Associate Professor Susanne Klausen is interviewed by Nicole Bourdonnais in a recent post in NOTCHES. NOTCHES is a peer-reviewed, collaborative and international history of sexuality blog that aims to get people inside and outside the academy thinking about sexuality in the past and in the present. Since its launch in January 2014, NOTCHES has attracted over 200,000 views, been profiled on About.com’s Sexuality site, the History News Network, and Freshly Pressed three times by WordPress.
Below is a short excerpt with the full article on the “Abortion Under Apartheid: Susanne Klausen on Nationalism, Sexuality, and Women’s Reproductive Rights in South Africa” interview available online.

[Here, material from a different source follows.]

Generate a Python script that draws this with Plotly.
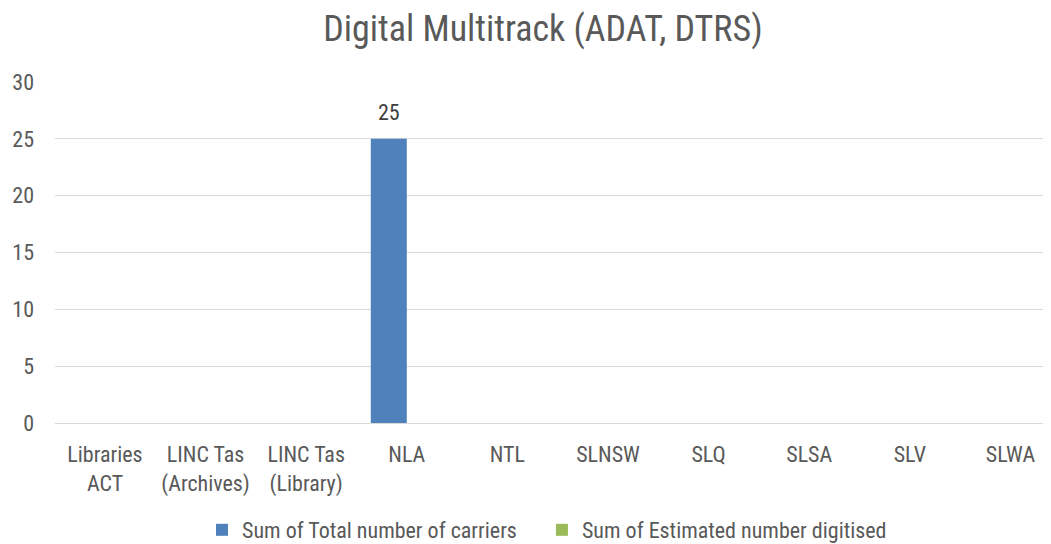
import plotly.graph_objects as go

categories = ["Libraries<br>ACT", "LINC Tas<br>(Archives)", "LINC Tas<br>(Library)", "NLA", "NTL",
              "SLNSW", "SLQ", "SLSA", "SLV", "SLWA"]
total_carriers = [None, None, None, 25, None, None, None, None, None, None]
est_digitised = [None, None, None, 0, None, None, None, None, None, None]
title_text = "Digital Multitrack (ADAT, DTRS)"
series_names = ["Sum of Total number of carriers", "Sum of Estimated number digitised"]
y_ticks = [0, 5, 10, 15, 20, 25, 30]

FONT = "Liberation Sans Narrow, Arial Narrow, Roboto Condensed, Liberation Sans, Arial, sans-serif"
TXT = "#595959"

fig = go.Figure()
fig.add_trace(go.Bar(
    x=categories, y=total_carriers, name=series_names[0],
    marker=dict(color="#4F81BD", line=dict(width=0)), legend="legend",
))
fig.add_trace(go.Bar(
    x=categories, y=est_digitised, name=series_names[1],
    marker=dict(color="#9BBB59", line=dict(width=0)), legend="legend2",
))

for cat, v in zip(categories, total_carriers):
    if v:
        fig.add_annotation(x=cat, y=v, text=str(v), showarrow=False, xshift=-18, yshift=26,
                           font=dict(family=FONT, size=22, color="#404040"))

legend_common = dict(orientation="h", xanchor="left", yanchor="middle",
                     y=-0.3138, font=dict(family=FONT, size=22, color=TXT), itemwidth=30,
                     bgcolor="rgba(0,0,0,0)")

fig.update_layout(
    width=1051, height=544,
    paper_bgcolor="white", plot_bgcolor="white",
    margin=dict(l=47, r=0, t=74, b=129, autoexpand=False),
    barmode="group", bargap=0.284, bargroupgap=0,
    font=dict(family=FONT, color=TXT, size=22),
    title=dict(text=title_text, x=0.509, xanchor="center", y=1 - 20 / 544, yanchor="middle",
               font=dict(family=FONT, size=36, color=TXT)),
    showlegend=True,
    legend=dict(x=0.1464, **legend_common),
    legend2=dict(x=0.485, **legend_common),
    xaxis=dict(type="category", range=[-0.497, 9.483], showgrid=False, showline=False,
               automargin=False, ticklabelstandoff=16,
               ticks="", tickfont=dict(family=FONT, size=22, color=TXT), fixedrange=True),
    yaxis=dict(range=[0, 30], tickvals=y_ticks, showgrid=True, gridcolor="#D9D9D9", gridwidth=1,
               zeroline=True, zerolinecolor="#D9D9D9", zerolinewidth=1, showline=False,
               automargin=False,
               ticks="", ticklabelstandoff=20, tickfont=dict(family=FONT, size=22, color=TXT)),
)

fig.write_html("out.html")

In her groundbreaking book, Abortion Under Apartheid: Nationalism, Sexuality, and Women’s Reproductive Rights in South Africa, Susanne Klausen tells the story of ongoing attempts to regulate women’s sexuality in apartheid-era South Africa (1948-1990). During these decades, women of all races and ages faced barriers when choosing to end a pregnancy. Klausen carefully teases out the impact of race in shaping the distinct experiences of black and white women who sought abortions, during a period in which the ruling Afrikaner National Party aimed, above all else, to preserve the existing system of white supremacy.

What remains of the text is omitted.